Valentina Dmitrievna Melnikova (born 28 February 1946, in Moscow) is a Russian human rights activist and politician, member of the Civic Council attached to the Russian Defence Ministry, and responsible secretary of the Union of Committees of Soldiers’ Mothers of Russia.

Since 2012, she has been a member of the Bureau of the Federal Political Council of the “Republican Party of Russia — the People's Freedom Party”. In 2005-2012 she was co-chair of the Republican Party of Russia. Previously she was leader of the United National Party of Soldiers’ Mothers.

In 2011, she was ranked as No. 22 in “top 100 most influential Russian women”.

== Biography ==
Valentina Melnikova was born on 28 February 1946 in Moscow. She is a graduate of M. V. Lomonosov Moscow State University, Faculty of Geology.

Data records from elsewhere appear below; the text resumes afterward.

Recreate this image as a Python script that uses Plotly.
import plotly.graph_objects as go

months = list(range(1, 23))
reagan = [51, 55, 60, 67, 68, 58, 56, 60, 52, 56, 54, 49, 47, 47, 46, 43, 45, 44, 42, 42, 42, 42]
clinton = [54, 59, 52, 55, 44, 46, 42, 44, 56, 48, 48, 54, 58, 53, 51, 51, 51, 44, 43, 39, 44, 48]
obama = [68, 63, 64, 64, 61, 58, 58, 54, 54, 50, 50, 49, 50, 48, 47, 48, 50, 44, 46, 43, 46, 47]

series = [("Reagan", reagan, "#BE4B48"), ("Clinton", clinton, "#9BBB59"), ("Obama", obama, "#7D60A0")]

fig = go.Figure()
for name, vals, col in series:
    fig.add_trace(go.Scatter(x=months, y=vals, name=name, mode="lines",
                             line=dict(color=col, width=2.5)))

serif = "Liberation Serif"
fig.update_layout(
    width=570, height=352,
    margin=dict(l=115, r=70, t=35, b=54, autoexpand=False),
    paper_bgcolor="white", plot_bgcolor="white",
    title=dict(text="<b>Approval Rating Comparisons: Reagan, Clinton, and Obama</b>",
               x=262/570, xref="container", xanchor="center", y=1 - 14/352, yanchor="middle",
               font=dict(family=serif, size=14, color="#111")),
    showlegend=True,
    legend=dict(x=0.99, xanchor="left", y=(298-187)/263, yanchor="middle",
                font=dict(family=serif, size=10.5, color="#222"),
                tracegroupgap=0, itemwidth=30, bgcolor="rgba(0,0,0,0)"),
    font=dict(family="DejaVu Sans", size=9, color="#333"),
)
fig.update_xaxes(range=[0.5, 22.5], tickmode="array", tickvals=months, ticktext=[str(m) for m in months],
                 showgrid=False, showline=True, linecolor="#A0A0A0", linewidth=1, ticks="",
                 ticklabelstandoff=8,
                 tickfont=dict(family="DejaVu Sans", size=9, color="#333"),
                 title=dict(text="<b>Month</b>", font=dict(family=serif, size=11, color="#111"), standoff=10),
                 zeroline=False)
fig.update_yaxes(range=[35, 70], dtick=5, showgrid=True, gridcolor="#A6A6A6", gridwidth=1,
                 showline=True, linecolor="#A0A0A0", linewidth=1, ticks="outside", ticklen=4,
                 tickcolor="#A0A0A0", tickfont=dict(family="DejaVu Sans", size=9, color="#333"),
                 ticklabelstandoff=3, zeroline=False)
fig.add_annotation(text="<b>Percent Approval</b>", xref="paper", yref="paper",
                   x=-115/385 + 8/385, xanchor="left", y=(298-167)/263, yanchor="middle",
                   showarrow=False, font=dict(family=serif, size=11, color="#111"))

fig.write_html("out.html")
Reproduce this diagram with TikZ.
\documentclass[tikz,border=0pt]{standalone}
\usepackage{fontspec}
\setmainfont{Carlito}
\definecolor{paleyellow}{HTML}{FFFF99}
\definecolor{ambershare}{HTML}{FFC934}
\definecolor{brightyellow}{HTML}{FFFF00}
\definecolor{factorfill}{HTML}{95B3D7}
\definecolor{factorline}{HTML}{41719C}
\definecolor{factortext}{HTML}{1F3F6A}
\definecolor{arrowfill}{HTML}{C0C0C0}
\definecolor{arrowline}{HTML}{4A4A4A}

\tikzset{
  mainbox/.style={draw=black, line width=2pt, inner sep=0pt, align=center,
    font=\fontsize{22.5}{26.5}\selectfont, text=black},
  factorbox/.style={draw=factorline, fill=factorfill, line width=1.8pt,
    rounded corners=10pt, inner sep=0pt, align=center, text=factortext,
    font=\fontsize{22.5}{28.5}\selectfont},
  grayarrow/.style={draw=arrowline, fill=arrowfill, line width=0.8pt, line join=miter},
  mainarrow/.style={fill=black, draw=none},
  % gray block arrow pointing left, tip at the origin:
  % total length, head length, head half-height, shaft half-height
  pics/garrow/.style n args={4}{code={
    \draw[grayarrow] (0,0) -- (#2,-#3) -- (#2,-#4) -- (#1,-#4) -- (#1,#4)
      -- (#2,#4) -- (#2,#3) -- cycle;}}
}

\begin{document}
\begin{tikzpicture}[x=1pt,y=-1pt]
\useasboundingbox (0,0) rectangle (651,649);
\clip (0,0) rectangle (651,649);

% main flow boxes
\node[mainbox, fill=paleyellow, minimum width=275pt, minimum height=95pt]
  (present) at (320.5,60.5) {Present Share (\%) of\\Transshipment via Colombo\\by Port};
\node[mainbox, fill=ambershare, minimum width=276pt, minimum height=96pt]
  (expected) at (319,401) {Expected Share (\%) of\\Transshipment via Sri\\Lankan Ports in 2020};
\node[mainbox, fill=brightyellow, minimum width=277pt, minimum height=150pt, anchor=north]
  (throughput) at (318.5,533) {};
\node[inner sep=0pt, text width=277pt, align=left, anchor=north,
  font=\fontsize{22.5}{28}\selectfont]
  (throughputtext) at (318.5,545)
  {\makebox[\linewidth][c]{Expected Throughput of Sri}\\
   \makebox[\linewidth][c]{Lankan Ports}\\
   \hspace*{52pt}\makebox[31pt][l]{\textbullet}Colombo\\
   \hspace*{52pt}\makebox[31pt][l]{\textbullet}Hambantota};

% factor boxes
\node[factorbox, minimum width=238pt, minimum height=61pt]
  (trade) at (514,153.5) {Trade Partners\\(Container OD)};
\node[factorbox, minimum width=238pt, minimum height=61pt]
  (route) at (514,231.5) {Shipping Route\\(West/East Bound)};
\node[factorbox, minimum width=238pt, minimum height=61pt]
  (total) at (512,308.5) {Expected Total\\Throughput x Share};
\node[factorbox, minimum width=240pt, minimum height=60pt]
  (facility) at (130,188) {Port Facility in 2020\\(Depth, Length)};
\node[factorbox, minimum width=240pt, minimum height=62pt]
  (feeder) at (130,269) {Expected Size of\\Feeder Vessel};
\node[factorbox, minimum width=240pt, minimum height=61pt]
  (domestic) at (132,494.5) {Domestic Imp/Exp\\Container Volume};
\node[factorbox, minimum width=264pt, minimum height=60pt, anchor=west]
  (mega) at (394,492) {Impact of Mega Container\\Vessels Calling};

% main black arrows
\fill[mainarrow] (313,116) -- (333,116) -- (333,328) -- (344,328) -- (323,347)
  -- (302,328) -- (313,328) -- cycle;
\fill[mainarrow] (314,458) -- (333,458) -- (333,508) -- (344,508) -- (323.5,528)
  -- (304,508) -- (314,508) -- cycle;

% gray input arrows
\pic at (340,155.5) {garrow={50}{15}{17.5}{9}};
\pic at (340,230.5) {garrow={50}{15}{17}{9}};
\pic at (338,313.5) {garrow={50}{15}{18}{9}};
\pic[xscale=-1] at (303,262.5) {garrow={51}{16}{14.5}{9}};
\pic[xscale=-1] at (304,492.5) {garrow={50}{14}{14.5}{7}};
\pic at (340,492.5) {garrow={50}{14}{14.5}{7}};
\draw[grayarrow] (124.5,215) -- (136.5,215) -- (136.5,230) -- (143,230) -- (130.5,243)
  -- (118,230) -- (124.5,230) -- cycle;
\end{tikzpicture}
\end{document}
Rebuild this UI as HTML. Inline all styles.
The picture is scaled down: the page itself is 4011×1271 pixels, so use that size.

Melnikova worked as an engineer in the V. I. Vernadskii Institute of Geochemistry and Analytical Chemistry, Union-wide Institute of Mineral Raw Materials, faculty of geochemistry, M. V. Lomonosov Moscow State University.

From 1989, Melnikova has been active in conducting human rights and educational work in the Union-wide Committee of Soldiers’ Mothers, and later in the Committee of Soldiers’ Mothers of Russia, as press secretary.

From 1990 to 1995, Melnikova was co-founder and deputy director of “Khronos”, a small enterprise producing Xray equipment.

In 1998, Melnikova initiated the foundation of the Russia-wide association “Union of Committees of Soldiers’ Mothers of Russia”, and was elected responsible secretary of the Union.

In November 2004, she was elected chair of the United National Party of Soldiers’ Mothers at that party's founding congress.

After the Party of Soldiers’ Mothers merged with the Republican Party of Russia, Melnikova was elected co-chair of the Republican Party, at the party congress held in December 2005. She remained in this role until 2012.

Since 2012, Melnikova has been a member of the Bureau of the Federal Political Council of the party “Republican Party of Russia — Party of National Freedom”.